Q. What are you most careful of when you teach your students?

A. In my first lesson with each student, I like to get to know them in order to understand their background and also to create a good atmosphere where they can feel comfortable and confident in English. I am careful to help the student set clear learning priorities and end-goals for the class and also make reasonable short-term benchmarks to work on. After this, I can make sure that the class materials are helpful and interesting for my students, and that they can feel motivated by their progress.

Q. Finally, would you like to leave a message for our students?

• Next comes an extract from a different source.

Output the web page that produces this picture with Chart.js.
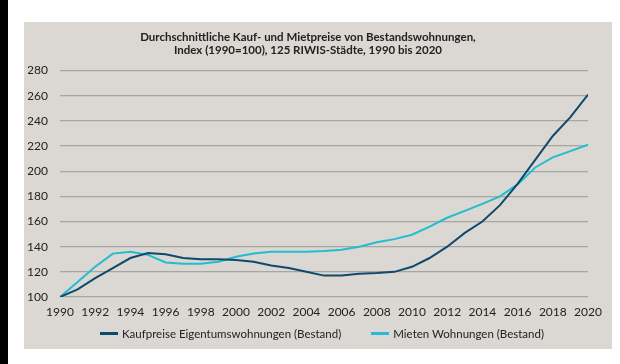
<!DOCTYPE html>
<html>
<head>
<meta charset="utf-8">
<script src="https://cdn.jsdelivr.net/npm/chart.js@4.4.1/dist/chart.umd.min.js"></script>
<style>
  html, body { margin: 0; padding: 0; background: #fff; }
  body { width: 620px; height: 364px; position: relative; overflow: hidden; }
  #strip { position: absolute; left: 0; top: 0; width: 8px; height: 364px; background: #000; }
  #panel { position: absolute; left: 24px; top: 22px; width: 588px; height: 327px; background: #dbd7d2; }
  #chart { display: block; }
  #legend { position: absolute; left: 0; top: 302px; width: 580px; padding-left: 8px; height: 18px;
            display: flex; justify-content: center; align-items: center;
            font-family: Lato, "Open Sans", sans-serif; font-size: 11.5px; color: #222; }
  .item { display: flex; align-items: center; }
  .item + .item { margin-left: 30px; }
  .swatch { width: 18px; height: 3px; margin-right: 4px; }
</style>
</head>
<body>
<div id="strip"></div>
<div id="panel"><canvas id="chart" width="588" height="327"></canvas><div id="legend"></div></div>
<script>
  // years 1990..2020
  const years = [1990,1991,1992,1993,1994,1995,1996,1997,1998,1999,2000,2001,2002,2003,2004,2005,
                 2006,2007,2008,2009,2010,2011,2012,2013,2014,2015,2016,2017,2018,2019,2020];
  const kaufpreise = [100,106,115,123,131,135,134,131,130,130,129.5,128,125,123,120,117,
                      117,118.5,119,120,124,131,140,151,160,173,190,209,228,243,261];
  const mieten = [100,112,124,134.5,136,133.5,127.5,126.5,126.5,128,132,134.5,136,136,136,136.5,
                  137.5,140,143.5,146,149.5,156,163,168.5,174,180,189.5,203,211,216,221];
  const titleLines = ['Durchschnittliche Kauf- und Mietpreise von Bestandswohnungen,',
                      'Index (1990=100), 125 RIWIS-Städte, 1990 bis 2020'];
  const seriesNames = ['Kaufpreise Eigentumswohnungen (Bestand)', 'Mieten Wohnungen (Bestand)'];
  const seriesColors = ['#0f4a6c', '#22bdd0'];

  const FONT = 'Lato, "Open Sans", sans-serif';

  function toPoints(vals) {
    return years.map((y, i) => ({ x: y, y: vals[i] }));
  }

  const ctx = document.getElementById('chart').getContext('2d');
  const chart = new Chart(ctx, {
    type: 'line',
    data: {
      datasets: [kaufpreise, mieten].map((vals, i) => ({
        label: seriesNames[i],
        data: toPoints(vals),
        borderColor: seriesColors[i],
        backgroundColor: seriesColors[i],
        borderWidth: 2,
        pointRadius: 0,
        tension: 0
      }))
    },
    options: {
      responsive: false,
      animation: false,
      layout: { padding: { left: 4, right: 24, top: 6, bottom: 28 } },
      plugins: {
        title: {
          display: true,
          text: titleLines,
          color: '#222',
          font: { family: FONT, size: 11.5, weight: 'bold' },
          padding: { top: 2, bottom: 13 },
          lineHeight: 1.55
        },
        legend: { display: false },
        tooltip: { enabled: false }
      },
      scales: {
        x: {
          type: 'linear',
          min: 1990,
          max: 2020,
          afterFit: s => { s.height = 24; },
          grid: { display: false, drawTicks: false },
          border: { display: false },
          ticks: {
            stepSize: 2,
            color: '#222',
            font: { family: FONT, size: 12 },
            maxRotation: 0,
            padding: 8,
            callback: v => String(v)
          }
        },
        y: {
          min: 100,
          max: 280,
          afterFit: s => { s.width = 32; },
          grid: { color: '#a8a6a3', lineWidth: 1.3, drawTicks: false },
          border: { display: false },
          ticks: {
            stepSize: 20,
            color: '#222',
            font: { family: FONT, size: 12 },
            padding: 12
          }
        }
      }
    }
  });

  // legend built from the same series names / colours
  const legendEl = document.getElementById('legend');
  seriesNames.forEach((name, i) => {
    const item = document.createElement('div');
    item.className = 'item';
    const sw = document.createElement('span');
    sw.className = 'swatch';
    sw.style.background = seriesColors[i];
    const txt = document.createElement('span');
    txt.textContent = name;
    item.appendChild(sw);
    item.appendChild(txt);
    legendEl.appendChild(item);
  });
</script>
</body>
</html>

A. For all the students out there learning English (or any other languages), I would like to offer my encouragement. It takes a lot of time and commitment to learn another language, but it is really worth it! You can do it! Find a way to incorporate the language into your daily life. Watch a movie, listen to a podcast or just sing a song in English as you are cooking dinner. Try to do a little bit every day! There are many methods and tools out there to help you learn English. You need to find what works for you and enjoy yourself!